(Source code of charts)
START

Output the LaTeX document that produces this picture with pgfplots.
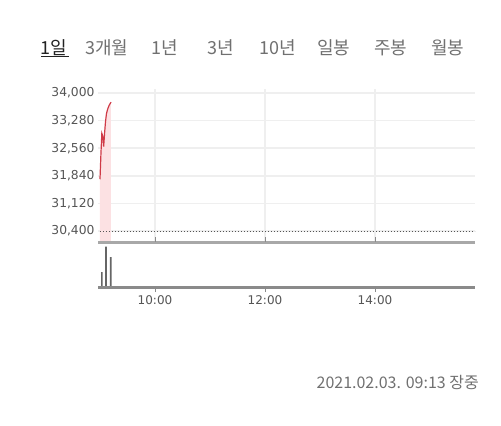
\documentclass[border=0pt]{standalone}
\usepackage{fontspec}
\setmainfont{DejaVu Sans}
\newfontfamily\kr{Noto Sans CJK KR}
\usepackage{pgfplots}
\pgfplotsset{compat=1.18}
\definecolor{tabdark}{HTML}{222222}
\definecolor{tabgray}{HTML}{707070}
\definecolor{ticktxt}{HTML}{555555}
\definecolor{gridc}{HTML}{EFEFEF}
\definecolor{redline}{HTML}{CF3A47}
\definecolor{pinkfill}{HTML}{FCE1E3}
\definecolor{sepc}{HTML}{A8A8A8}
\definecolor{basec}{HTML}{8A8A8A}
\definecolor{barc}{HTML}{666666}
\begin{document}
\begin{tikzpicture}
\path[use as bounding box] (0,0) rectangle (501bp,-426bp);
% tabs
\begin{scope}[every node/.style={anchor=base west, inner sep=0pt, font=\kr\fontsize{18bp}{20bp}\selectfont}]
\node[text=tabdark] at (40bp,-54bp) {1일};
\node[text=tabgray] at (85bp,-54bp) {3개월};
\node[text=tabgray] at (151bp,-54bp) {1년};
\node[text=tabgray] at (207bp,-54bp) {3년};
\node[text=tabgray] at (259bp,-54bp) {10년};
\node[text=tabgray] at (317bp,-54bp) {일봉};
\node[text=tabgray] at (374bp,-54bp) {주봉};
\node[text=tabgray] at (431bp,-54bp) {월봉};
\end{scope}
\draw[tabdark, line width=1bp] (41bp,-56.5bp) -- (69bp,-56.5bp);
% price panel
\begin{axis}[
  at={(98bp,-89bp)}, anchor=north west,
  scale only axis, width=377bp, height=153bp,
  xmin=-2.18, xmax=409.1, ymin=30113, ymax=34104,
  axis line style={draw=none},
  scaled y ticks=false,
  xtick={60,180,300}, xticklabels={},
  ytick={30400,31120,31840,32560,33280,34000},
  yticklabels={30{,}400,31{,}120,31{,}840,32{,}560,33{,}280,34{,}000},
  major tick length=0pt,
  xmajorgrids, ymajorgrids,
  grid style={gridc, line width=1.5bp},
  yticklabel style={font=\fontsize{12.3bp}{14bp}\selectfont, text=ticktxt},
  clip=false,
]
\addplot[fill=pinkfill, draw=none] coordinates {
(0,30400) (0,31750) (1,32400) (2,32950) (3,32880) (4,32600) (5,32950) (6,33250) (7,33450) (8,33550) (9,33620) (10,33680) (11,33720) (12,33760) (12,30400)} \closedcycle;
\addplot[redline, line width=1.2bp] coordinates {
(0,31750) (1,32400) (2,32950) (3,32880) (4,32600) (5,32950) (6,33250) (7,33450) (8,33550) (9,33620) (10,33680) (11,33720) (12,33760)};
\draw[ticktxt, line width=1bp, dash pattern=on 1.5bp off 1.5bp] (axis cs:0,30400) -- (axis cs:409.1,30400);
\draw[sepc, line width=3bp] (rel axis cs:0,0) -- (rel axis cs:1,0);
\end{axis}
% volume panel
\begin{axis}[
  at={(98bp,-242bp)}, anchor=north west,
  scale only axis, width=377bp, height=45bp,
  xmin=-2.18, xmax=409.1, ymin=0, ymax=45,
  axis line style={draw=none},
  xtick={60,180,300}, xticklabels={10:00,12:00,14:00},
  ytick=\empty,
  tick align=outside, major tick length=5bp,
  xtick style={basec, line width=0.8bp},
  xticklabel style={font=\fontsize{12bp}{14bp}\selectfont, text=ticktxt},
  clip=false,
]
\addplot[ybar, bar width=1.6bp, fill=barc, draw=none] coordinates {(2,15) (6.5,40.3) (11.7,30)};
\draw[basec, line width=3bp] (rel axis cs:0,0) -- (rel axis cs:1,0);
\end{axis}
\node[anchor=base east, inner sep=0pt, text=tabgray, font=\kr\fontsize{16bp}{18bp}\selectfont] at (479bp,-388bp) {2021.02.03. 09:13 장중};
\end{tikzpicture}
\end{document}
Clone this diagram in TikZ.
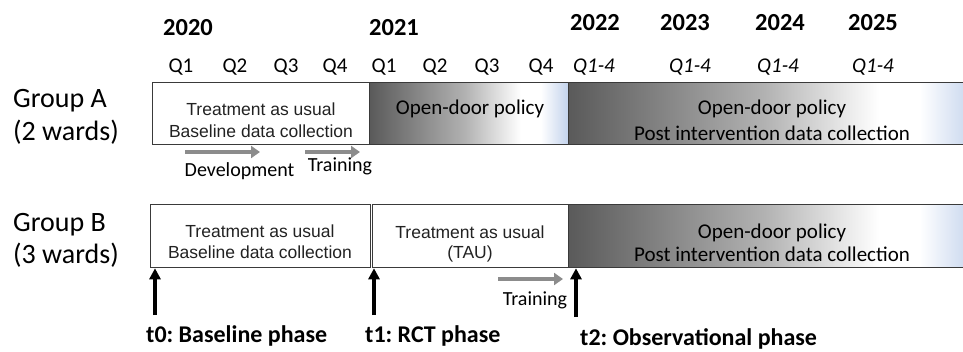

END

Set problem:
Return each line of the listing that holds the string "this".

Solution to the problem:
Output the LaTeX document that produces this picture with pgfplots.
Clone this diagram in TikZ.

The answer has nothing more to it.